Donald Trump’s disinterest in the transatlantic alliance, and Vladimir Putin’s attempts to undermine it, have left Europe with little choice but to turn the world’s fourth center of power: China.
The two aren’t natural allies. The EU has long irked the Chinese with its lectures on democracy and human rights. The EU insists on dealing through multilateral institutions when China would prefer to throw its weight around in bilateral talks.
But the world’s second and third economies are condemned to work together in the era of “America First”.
Trump is hostile to China, blaming it for the deindustrialization of his country. He has vowed to raise taxes on Chinese imports.
Trump has no use for NATO, the World Trade Organization and other international groups. To his mind, they profit off American generosity without giving the United States anything in return.
In this way, he unwittingly undermines what can broadly be termed the liberal world order.
Putin, on the other hand, is actively hastening its demise: by violating treaties, annexing territory from his neighbors, bullying smaller nations and financing anti-establishment politicians in Europe and the United States.
China is the only power that has the wherewithal to help Europe resist this Putin-Trump attack on the world as we know it.
It clears what Andrew Small, a fellow at the German Marshall Fund of the United States, calls a “low bar”: China follows basically rational principles and doesn’t seek to subvert the international system.
The same cannot be said about either Putin or Trump.
On issues like climate change and global trade, China has become a more reliable partner.
It may not always like the Western politicians it must deal with, but at least China doesn’t support their opponents.
Nor has it deployed its capabilities in cyberspace to subvert Western elections.
China may not share liberal Western values, but it has no interest in promoting its views on minority rights around the world.

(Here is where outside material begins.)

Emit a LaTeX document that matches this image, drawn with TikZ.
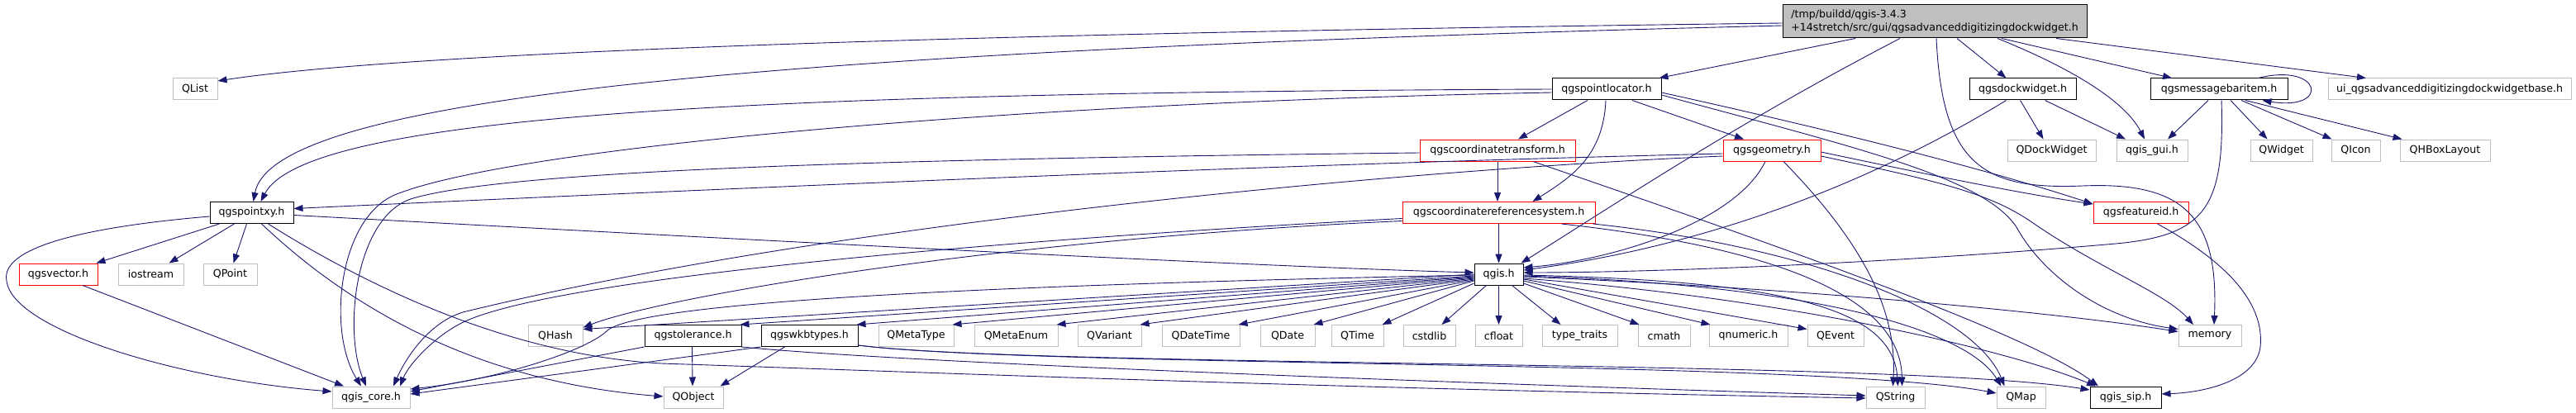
\documentclass[tikz,border=0pt]{standalone}
\usepackage{fontspec}
\setmainfont{DejaVu Sans}
\usetikzlibrary{arrows.meta}
\definecolor{edgec}{RGB}{25,25,112}
\definecolor{extc}{RGB}{191,191,191}
\definecolor{redc}{RGB}{255,0,0}
\begin{document}
\begin{tikzpicture}[x=1pt,y=-1pt,
  nbox/.style={rectangle,inner sep=0pt,minimum height=26pt,line width=1pt,fill=white,font=\fontsize{12.6}{15}\selectfont},
  extbox/.style={nbox,draw=extc},
  docbox/.style={nbox,draw=black},
  redbox/.style={nbox,draw=redc},
  mainbox/.style={nbox,draw=black,fill=extc,minimum height=40pt,align=left,font=\fontsize{12.6}{16}\selectfont},
  dep/.style={draw=edgec,line width=0.9pt,-{Triangle[length=11pt,width=8pt]}}]
\useasboundingbox (0,0) rectangle (3117,500);
\fill[white] (0,0) rectangle (3117,500);
% nodes
\node[mainbox,minimum width=368pt] (M) at (2341,26) {/tmp/buildd/qgis-3.4.3\\+14stretch/src/gui/qgsadvanceddigitizingdockwidget.h};
\node[extbox,minimum width=54pt] (qlist) at (236,108) {QList};
\node[docbox,minimum width=132pt] (pl) at (1944,108) {qgspointlocator.h};
\node[docbox,minimum width=129pt] (dw) at (2447.5,108) {qgsdockwidget.h};
\node[docbox,minimum width=166pt] (mbi) at (2685,108) {qgsmessagebaritem.h};
\node[extbox,minimum width=294pt] (ui) at (2964,108) {ui\_qgsadvanceddigitizingdockwidgetbase.h};
\node[redbox,minimum width=188pt] (ct) at (1812,182) {qgscoordinatetransform.h};
\node[redbox,minimum width=118pt] (geo) at (2144,182) {qgsgeometry.h};
\node[extbox,minimum width=107pt] (qdw) at (2482.5,182) {QDockWidget};
\node[extbox,minimum width=86pt] (gui) at (2604,182) {qgis\_gui.h};
\node[extbox,minimum width=75pt] (qwidget) at (2760.5,182) {QWidget};
\node[extbox,minimum width=59pt] (qicon) at (2850.5,182) {QIcon};
\node[extbox,minimum width=109pt] (qhbox) at (2958.5,182) {QHBoxLayout};
\node[docbox,minimum width=101pt] (pxy) at (304.5,257.5) {qgspointxy.h};
\node[redbox,minimum width=233pt] (crs) at (1813.5,257.5) {qgscoordinatereferencesystem.h};
\node[redbox,minimum width=115pt] (fid) at (2590.5,257.5) {qgsfeatureid.h};
\node[redbox,minimum width=95pt] (vec) at (70.5,332) {qgsvector.h};
\node[extbox,minimum width=79pt] (ios) at (182.5,332) {iostream};
\node[extbox,minimum width=65pt] (qpoint) at (278.5,332) {QPoint};
\node[docbox,minimum width=59pt] (qgis) at (1813.5,332) {qgis.h};
\node[extbox,minimum width=66pt] (qhash) at (672,406.5) {QHash};
\node[docbox,minimum width=117pt] (tol) at (838.5,406.5) {qgstolerance.h};
\node[docbox,minimum width=117pt] (wkb) at (979.5,406.5) {qgswkbtypes.h};
\node[extbox,minimum width=91pt] (qmetatype) at (1108.5,406.5) {QMetaType};
\node[extbox,minimum width=101pt] (qmetaenum) at (1229.5,406.5) {QMetaEnum};
\node[extbox,minimum width=77pt] (qvariant) at (1342.5,406.5) {QVariant};
\node[extbox,minimum width=94pt] (qdatetime) at (1453,406.5) {QDateTime};
\node[extbox,minimum width=66pt] (qdate) at (1558,406.5) {QDate};
\node[extbox,minimum width=63pt] (qtime) at (1642.5,406.5) {QTime};
\node[extbox,minimum width=63pt] (cstdlib) at (1729.5,406.5) {cstdlib};
\node[extbox,minimum width=57pt] (cfloat) at (1813.5,406.5) {cfloat};
\node[extbox,minimum width=91pt] (typetraits) at (1911.5,406.5) {type\_traits};
\node[extbox,minimum width=63pt] (cmath) at (2013.5,406.5) {cmath};
\node[extbox,minimum width=95pt] (qnumeric) at (2115.5,406.5) {qnumeric.h};
\node[extbox,minimum width=68pt] (qevent) at (2221,406.5) {QEvent};
\node[extbox,minimum width=76pt] (memory) at (2674,406.5) {memory};
\node[extbox,minimum width=94pt] (core) at (449,481) {qgis\_core.h};
\node[extbox,minimum width=72pt] (qobject) at (839,481) {QObject};
\node[extbox,minimum width=71pt] (qstring) at (2293.5,481) {QString};
\node[extbox,minimum width=59pt] (qmap) at (2445.5,481) {QMap};
\node[docbox,minimum width=86pt] (sip) at (2572,481) {qgis\_sip.h};
% main
\draw[dep] ([yshift=-2pt]M.west) .. controls (1200,40) and (500,62) .. (qlist.20);
\draw[dep] ([yshift=-5pt]M.west) .. controls (900,62) and (330,120) .. ([xshift=2pt]pxy.north);
\draw[dep] ([xshift=-96pt]M.south) -- ([xshift=-3pt]pl.north east);
\draw[dep] ([xshift=-42pt]M.south) .. controls (2100,150) and (1950,250) .. ([xshift=-3pt]qgis.north east);
\draw[dep] ([xshift=2pt]M.south) .. controls (2350,200) and (2400,230) .. (2520,225) .. controls (2640,220) and (2685,260) .. ([xshift=5pt]memory.north);
\draw[dep] ([xshift=27pt]M.south) -- ([xshift=-20pt]dw.north);
\draw[dep] ([xshift=76pt]M.south) .. controls (2500,80) and (2570,120) .. ([xshift=-9pt]gui.north);
\draw[dep] ([xshift=81pt]M.south) -- ([xshift=-57pt]mbi.north);
\draw[dep] ([xshift=147pt]M.south) -- ([xshift=-101pt]ui.north);
% pointlocator
\draw[dep] (pl.west) .. controls (900,112) and (370,140) .. ([xshift=11pt]pxy.north);
\draw[dep] ([yshift=-4pt]pl.west) .. controls (1200,125) and (620,180) .. (480,235) .. controls (410,262) and (395,400) .. ([xshift=-12pt]core.north);
\draw[dep] ([xshift=-23pt]pl.south) -- ([xshift=25pt]ct.north);
\draw[dep] ([xshift=-1pt]pl.south) .. controls (1940,190) and (1900,215) .. ([xshift=41pt]crs.north);
\draw[dep] ([xshift=31pt]pl.south) -- ([xshift=-34pt]geo.north);
\draw[dep] ([yshift=-4pt]pl.east) .. controls (2250,165) and (2420,210) .. ([yshift=-3pt]fid.north west);
\draw[dep] ([yshift=-7pt]pl.east) .. controls (2250,180) and (2400,215) .. (2440,275) .. controls (2470,330) and (2540,385) .. ([yshift=8pt]memory.west);
% coordinatetransform
\draw[dep] (ct.south) -- (ct.south |- crs.north);
\draw[dep] ([yshift=-3pt]ct.west) .. controls (1100,192) and (620,205) .. (500,240) .. controls (430,260) and (415,400) .. ([xshift=-6pt]core.north);
\draw[dep] ([xshift=43pt]ct.south) .. controls (2100,280) and (2450,400) .. ([xshift=-33pt]sip.north);
% crs
\draw[dep] (crs.south) -- (qgis.north);
\draw[dep] ([yshift=-7pt]crs.west) .. controls (1300,285) and (700,330) .. (565,388) .. controls (530,403) and (495,440) .. ([xshift=35pt]core.north);
\draw[dep] ([yshift=-10pt]crs.west) .. controls (1200,290) and (800,360) .. ([yshift=10pt]qhash.east);
\draw[dep] ([xshift=76pt]crs.south) .. controls (2150,300) and (2300,360) .. ([xshift=8pt]qstring.north);
\draw[dep] ([xshift=-3pt]crs.south east) .. controls (2200,300) and (2390,380) .. ([xshift=-20pt]qmap.north);
% geometry
\draw[dep] ([yshift=-4pt]geo.west) .. controls (1500,200) and (800,232) .. ([yshift=5pt]pxy.east);
\draw[dep] ([yshift=-7pt]geo.west) .. controls (1700,205) and (1000,270) .. (560,378) .. controls (515,392) and (488,440) .. ([xshift=27pt]core.north);
\draw[dep] ([xshift=-8pt]geo.south) .. controls (2100,270) and (1950,315) .. ([yshift=8pt]qgis.east);
\draw[dep] ([xshift=14pt]geo.south) .. controls (2260,300) and (2295,380) .. ([xshift=-3pt]qstring.north);
\draw[dep] ([yshift=-2pt]geo.east) .. controls (2350,215) and (2450,235) .. ([yshift=-3pt]fid.north west);
\draw[dep] ([yshift=-7pt]geo.east) .. controls (2350,220) and (2410,235) .. (2460,270) .. controls (2540,325) and (2620,355) .. ([xshift=-20pt]memory.north);
% dockwidget
\draw[dep] ([xshift=-3pt]dw.south) -- ([xshift=-10pt]qdw.north);
\draw[dep] ([xshift=27pt]dw.south) -- ([xshift=-32pt]gui.north);
\draw[dep] ([xshift=-20pt]dw.south) .. controls (2250,230) and (2050,300) .. ([yshift=5pt]qgis.east);
% messagebaritem
\draw[dep] ([xshift=-36pt]mbi.north east) .. controls (2810,75) and (2820,135) .. ([xshift=-31pt]mbi.south east);
\draw[dep] ([xshift=-13pt]mbi.south) -- ([xshift=19pt]gui.north);
\draw[dep] ([xshift=14pt]mbi.south) -- ([xshift=-17pt]qwidget.north);
\draw[dep] ([xshift=27pt]mbi.south) -- ([xshift=1pt]qicon.north west);
\draw[dep] ([xshift=32pt]mbi.south) -- ([xshift=3pt]qhbox.north west);
\draw[dep] ([xshift=3pt]mbi.south) .. controls (2692,250) and (2670,285) .. (2560,295) .. controls (2300,318) and (2000,330) .. ([yshift=2pt]qgis.east);
% pointxy
\draw[dep] ([xshift=-39pt]pxy.south) -- ([xshift=-2pt]vec.north east);
\draw[dep] ([xshift=-21pt]pxy.south) -- ([xshift=22pt]ios.north);
\draw[dep] ([xshift=-6pt]pxy.south) -- ([xshift=4pt]qpoint.north);
\draw[dep] ([yshift=-4.5pt]pxy.west) .. controls (100,275) and (0,300) .. (8,340) .. controls (15,400) and (220,460) .. ([yshift=7pt]core.west);
\draw[dep] ([xshift=12pt]pxy.south) .. controls (400,350) and (550,460) .. ([yshift=1pt]qobject.west);
\draw[dep] ([xshift=20pt]pxy.south) .. controls (450,350) and (620,430) .. (800,440) .. controls (1100,450) and (1600,470) .. ([yshift=-1pt]qstring.west);
\draw[dep] ([yshift=-3pt]pxy.east) .. controls (900,290) and (1500,322) .. ([yshift=2pt]qgis.west);
% vector
\draw[dep] ([xshift=29.5pt]vec.south) -- ([xshift=-33pt]core.north);
% qgis.h
\draw[dep] (qgis.west) -- ([yshift=8pt]qhash.east);
\draw[dep] ([yshift=-1pt]qgis.west) .. controls (1200,345) and (780,365) .. (735,400) .. controls (710,425) and (600,460) .. ([yshift=10pt]core.east);
\draw[dep] ([yshift=-2pt]qgis.west) -- ([xshift=-2pt]tol.north east);
\draw[dep] ([yshift=-3pt]qgis.west) -- ([xshift=-2pt]wkb.north east);
\draw[dep] ([yshift=-4pt]qgis.west) -- ([xshift=-2pt]qmetatype.north east);
\draw[dep] ([yshift=-5pt]qgis.west) -- ([xshift=-2pt]qmetaenum.north east);
\draw[dep] ([yshift=-6pt]qgis.west) -- ([xshift=-2pt]qvariant.north east);
\draw[dep] ([yshift=-7pt]qgis.west) -- ([xshift=-2pt]qdatetime.north east);
\draw[dep] ([yshift=-8pt]qgis.west) -- ([xshift=-2pt]qdate.north east);
\draw[dep] ([yshift=-11pt]qgis.west) -- ([xshift=-2pt]qtime.north east);
\draw[dep] ([xshift=-15pt]qgis.south) -- ([xshift=15pt]cstdlib.north);
\draw[dep] (qgis.south) -- (cfloat.north);
\draw[dep] ([xshift=16pt]qgis.south) -- ([xshift=-23pt]typetraits.north);
\draw[dep] ([yshift=-11pt]qgis.east) -- ([xshift=2pt]cmath.north west);
\draw[dep] ([yshift=-8pt]qgis.east) -- ([xshift=2pt]qnumeric.north west);
\draw[dep] ([yshift=-6pt]qgis.east) -- ([yshift=8pt]qevent.west);
\draw[dep] ([yshift=-1pt]qgis.east) .. controls (2150,340) and (2290,370) .. ([xshift=3pt]qstring.north);
\draw[dep] ([yshift=-2pt]qgis.east) .. controls (2200,345) and (2380,400) .. ([xshift=-24pt]qmap.north);
\draw[dep] ([yshift=-3pt]qgis.east) .. controls (2200,350) and (2500,380) .. ([yshift=5pt]memory.west);
\draw[dep] ([yshift=-5pt]qgis.east) .. controls (2150,360) and (2420,420) .. ([xshift=-36pt]sip.north);
% tolerance
\draw[dep] ([xshift=-1pt]tol.south) -- ([xshift=-1pt]qobject.north);
\draw[dep] (tol.south west) -- ([yshift=7pt]core.east);
\draw[dep] (tol.south east) .. controls (1100,440) and (1800,465) .. ([yshift=2pt]qstring.west);
% wkbtypes
\draw[dep] ([xshift=-30pt]wkb.south) -- ([xshift=-4pt]qobject.north east);
\draw[dep] (wkb.south west) -- ([yshift=4pt]core.east);
\draw[dep] ([yshift=2pt]wkb.south east) .. controls (1250,445) and (2200,435) .. ([yshift=5pt]qmap.west);
\draw[dep] ([yshift=2pt]wkb.south east) .. controls (1250,445) and (2300,435) .. ([yshift=9pt]sip.west);
% featureid
\draw[dep] ([xshift=20pt]fid.south) .. controls (2700,320) and (2740,370) .. (2735,420) .. controls (2730,460) and (2670,475) .. ([yshift=4pt]sip.east);
\end{tikzpicture}
\end{document}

Nor has it launched a comprehensive effort to throw doubt on the credibility of the Western media.
Threat to the system
According to Small, Beijing sees the rise of populist forces in the West as more of a threat than an opportunity, given their propensity for upending the global economic order on which its rise depends:
Even as China advances its own version of national exceptionalism, it wants a global system that works and the institutions that underpin it to hold together.
At the peak of the financial crisis, China rejected a Russian suggestion to dump its holdings in the mortgage giants Fannie Mae and Freddie Mac, which would have put further stress on Washington.

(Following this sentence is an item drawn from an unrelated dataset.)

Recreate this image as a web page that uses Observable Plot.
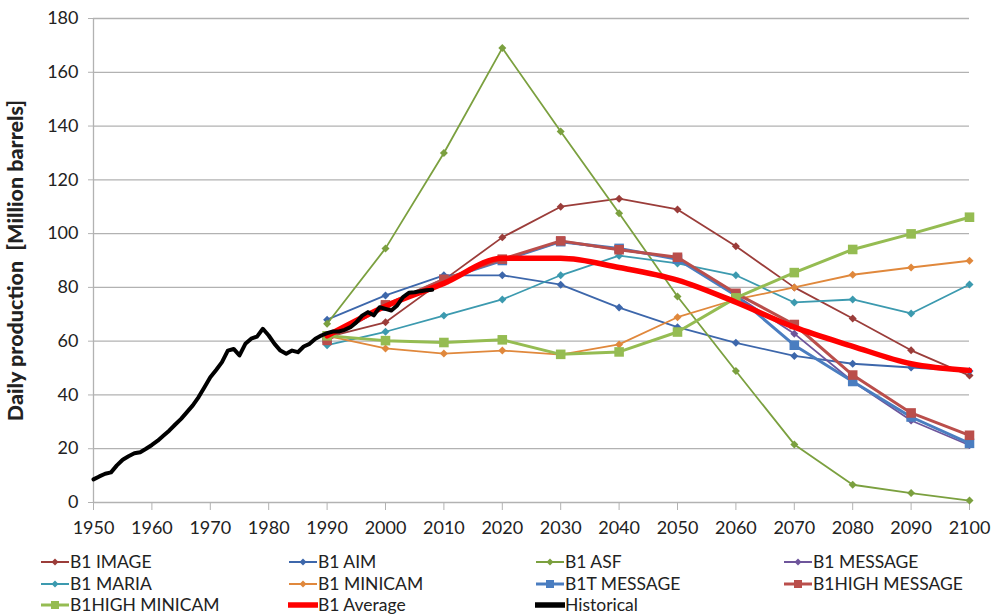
<!DOCTYPE html>
<html><head><meta charset="utf-8">
<script src="https://cdn.jsdelivr.net/npm/d3@7"></script>
<script src="https://cdn.jsdelivr.net/npm/@observablehq/plot@0.6"></script>
<style>
body{margin:0;background:#fff;font-family:Lato,"Open Sans",sans-serif;}
#wrap{position:relative;width:992px;height:614px;overflow:hidden;background:#fff;}
#chart svg text{white-space:pre;}
#chart svg [aria-label="y-axis label"]{font-weight:900;font-size:21.5px;}
.li{position:absolute;display:flex;align-items:center;font-size:17.5px;color:#222;white-space:nowrap;height:20px;line-height:20px;}
</style></head><body><div id="wrap"><div id="chart"></div></div>
<script>
// ---- data ----
const years = [1990, 2000, 2010, 2020, 2030, 2040, 2050, 2060, 2070, 2080, 2090, 2100];
const b1Image        = [61.5, 67, 82.8, 98.6, 110, 113, 109, 95.3, 80, 68.4, 56.6, 47.2];
const b1Aim          = [68, 77, 84.5, 84.5, 81, 72.5, 65.2, 59.4, 54.5, 51.6, 50.2, 48.9];
const b1Asf          = [66.5, 94.5, 130, 169, 138, 107.6, 76.6, 48.9, 21.6, 6.6, 3.5, 0.7];
const b1Message      = [61, 73, 83, 90, 97, 94, 91, 77, 62.8, 45, 30.5, 21.3];
const b1Maria        = [58.5, 63.5, 69.5, 75.5, 84.5, 91.8, 88.9, 84.5, 74.4, 75.5, 70.3, 81.1];
const b1Minicam      = [62, 57.3, 55.4, 56.5, 55, 58.8, 68.9, 75.5, 80, 84.7, 87.4, 89.9];
const b1tMessage     = [61, 73, 83, 90, 97, 94.5, 90.5, 77, 58.5, 45, 31.8, 22];
const b1HighMessage  = [60.3, 73.5, 83, 90.5, 97.3, 94, 91.2, 77.8, 66.2, 47.4, 33.3, 25];
const b1HighMinicam  = [62, 60.2, 59.5, 60.5, 55.1, 56, 63.4, 76.1, 85.5, 94.1, 99.9, 106.1];
const b1Average      = [62, 73, 81.5, 90.8, 90.8, 87.4, 82.7, 74.5, 65.2, 58.1, 51.6, 49.1];

const histYears = [1950,1951,1952,1953,1954,1955,1956,1957,1958,1959,1960,1961,1962,1963,1964,1965,1966,1967,1968,1969,1970,1971,1972,1973,1974,1975,1976,1977,1978,1979,1980,1981,1982,1983,1984,1985,1986,1987,1988,1989,1990,1991,1992,1993,1994,1995,1996,1997,1998,1999,2000,2001,2002,2003,2004,2005,2006,2007,2008];
const histValues = [8.6,9.7,10.7,11.2,13.8,15.9,17.2,18.3,18.7,20,21.4,23,24.9,26.8,29,31.1,33.6,36.1,39.2,42.9,46.6,49.3,52.2,56.5,57.1,54.7,59,60.9,61.7,64.6,62.1,59,56.5,55.3,56.5,55.9,58,59,60.9,62.1,63,63.6,63.6,64.2,65.2,67,69.5,70.8,69.6,72.6,72,71.4,73.3,76.4,78,78.2,78.6,78.9,79.1];

const yTicks = [0, 20, 40, 60, 80, 100, 120, 140, 160, 180];
const xTicks = [1950, 1960, 1970, 1980, 1990, 2000, 2010, 2020, 2030, 2040, 2050, 2060, 2070, 2080, 2090, 2100];
const yTitle = "Daily production  [Million barrels]";

const seriesNames = ["B1 IMAGE","B1 AIM","B1 ASF","B1 MESSAGE","B1 MARIA","B1 MINICAM","B1T MESSAGE","B1HIGH MESSAGE","B1HIGH MINICAM","B1 Average","Historical"];
const seriesValues = [b1Image,b1Aim,b1Asf,b1Message,b1Maria,b1Minicam,b1tMessage,b1HighMessage,b1HighMinicam,b1Average,histValues];

// ---- styles ----
const styles = {
  "B1 IMAGE":       {color:"#9B3D3A", w:1.8, sym:"diamond2", r:3.6},
  "B1 AIM":         {color:"#3D67AB", w:1.8, sym:"diamond2", r:3.6},
  "B1 ASF":         {color:"#7BA03F", w:1.8, sym:"diamond2", r:3.6},
  "B1 MESSAGE":     {color:"#6E559B", w:1.8, sym:"diamond2", r:3.6},
  "B1 MARIA":       {color:"#3C9AAF", w:1.8, sym:"diamond2", r:3.6},
  "B1 MINICAM":     {color:"#E0883C", w:1.8, sym:"diamond2", r:3.6},
  "B1T MESSAGE":    {color:"#4A7DC0", w:3,   sym:"square",   r:5.4},
  "B1HIGH MESSAGE": {color:"#BA4E4B", w:3,   sym:"square",   r:5.4},
  "B1HIGH MINICAM": {color:"#95BC52", w:3,   sym:"square",   r:5.4},
  "B1 Average":     {color:"#FF0000", w:5.5, sym:null, curve:"monotone-x"},
  "Historical":     {color:"#000000", w:4,   sym:null}
};

const rows = [];
seriesNames.forEach((name, i) => {
  const xs = name === "Historical" ? histYears : years;
  seriesValues[i].forEach((v, j) => rows.push({series: name, year: xs[j], value: v}));
});

const marks = [
  Plot.gridY(yTicks, {stroke: "#b2b2b2", strokeOpacity: 1, strokeWidth: 1.3}),
  Plot.ruleX([1950], {stroke: "#b2b2b2", strokeWidth: 1.3}),
  Plot.axisY(yTicks, {tickSize: 5, tickPadding: 10, stroke: "#b2b2b2", fontSize: 18,
    label: yTitle, labelAnchor: "center", labelArrow: "none", labelOffset: 86}),
  Plot.axisX(xTicks, {tickSize: 8, tickPadding: 11, stroke: "#b2b2b2", fontSize: 18,
    tickFormat: d => String(d), label: null})
];
seriesNames.forEach(name => {
  const s = styles[name];
  const data = rows.filter(d => d.series === name);
  marks.push(Plot.line(data, {x: "year", y: "value", stroke: s.color, strokeWidth: s.w,
    curve: s.curve || "linear", strokeLinejoin: "round", strokeLinecap: "round"}));
  if (s.sym) marks.push(Plot.dot(data, {x: "year", y: "value", symbol: s.sym, r: s.r, fill: s.color, stroke: "none"}));
});

const chart = Plot.plot({
  width: 992, height: 545,
  marginTop: 18, marginBottom: 43, marginLeft: 93, marginRight: 23,
  style: {fontFamily: "Lato, 'Open Sans', sans-serif", fontSize: "18px", color: "#222", background: "#fff", overflow: "visible"},
  x: {domain: [1950, 2100]},
  y: {domain: [0, 180]},
  marks
});
document.getElementById("chart").appendChild(chart);
chart.querySelectorAll('[aria-label="y-axis label"] text').forEach(el => {
  el.setAttribute("font-weight", "900");
  el.setAttribute("font-size", "21.5");
});

// ---- legend ----
const colLeft = [40, 288, 535, 783];
const rowMid = [562, 584, 605];
const wrap = document.getElementById("wrap");
seriesNames.forEach((name, i) => {
  const s = styles[name];
  const col = i % 4, row = Math.floor(i / 4);
  const div = document.createElement("div");
  div.className = "li";
  div.style.left = colLeft[col] + "px";
  div.style.top = (rowMid[row] - 10) + "px";
  const ns = "http://www.w3.org/2000/svg";
  const sv = document.createElementNS(ns, "svg");
  sv.setAttribute("width", 30); sv.setAttribute("height", 20);
  const ln = document.createElementNS(ns, "line");
  ln.setAttribute("x1", 1); ln.setAttribute("x2", 29); ln.setAttribute("y1", 10); ln.setAttribute("y2", 10);
  ln.setAttribute("stroke", s.color);
  ln.setAttribute("stroke-width", s.sym ? (s.w > 2 ? 3 : 2) : 5.5);
  ln.setAttribute("stroke-linecap", s.sym ? "butt" : "round");
  sv.appendChild(ln);
  if (s.sym === "diamond2") {
    const p = document.createElementNS(ns, "path");
    p.setAttribute("d", "M15,6.5L18.5,10L15,13.5L11.5,10Z"); p.setAttribute("fill", s.color);
    sv.appendChild(p);
  } else if (s.sym === "square") {
    const p = document.createElementNS(ns, "rect");
    p.setAttribute("x", 11); p.setAttribute("y", 6); p.setAttribute("width", 8); p.setAttribute("height", 8);
    p.setAttribute("fill", s.color); sv.appendChild(p);
  }
  div.appendChild(sv);
  const t = document.createElement("span");
  t.textContent = name;
  div.appendChild(t);
  wrap.appendChild(div);
});
</script></body></html>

China has at times taken advantage of divisions in the EU, but it supports European integration on the whole. It did nothing to aggravate the European debt crisis and advised against Brexit.
Walk the talk
The imperatives of a closer relationship are there. Putting flesh on the bones of a Sino-European accord could still prove difficult.
European officials were heartened when Chinese president Xi Jinping defended globalization in his inaugural address to the World Economic Forum in Davos, Switzerland this year. But his government still makes life difficult for foreign companies.
China benefits from an open world economy, but it doesn’t always like the openness to go both ways. Opaque import requirements and discretionary licensing procedures make it difficult for Western companies to sell in China. Westerners are also barred from acquiring significant stakes in Chinese firms.
Cecilia Malmström, the EU’s trade commissioner, has urged China to “walk the talk” on economic reform. Sigmar Gabriel, the German vice chancellor, has called for a “level playing field” and and warned that Europe will no longer allow “foul play”.
The question now is if China feels it needs Europe as much as Europe needs China in order act on such admonitions.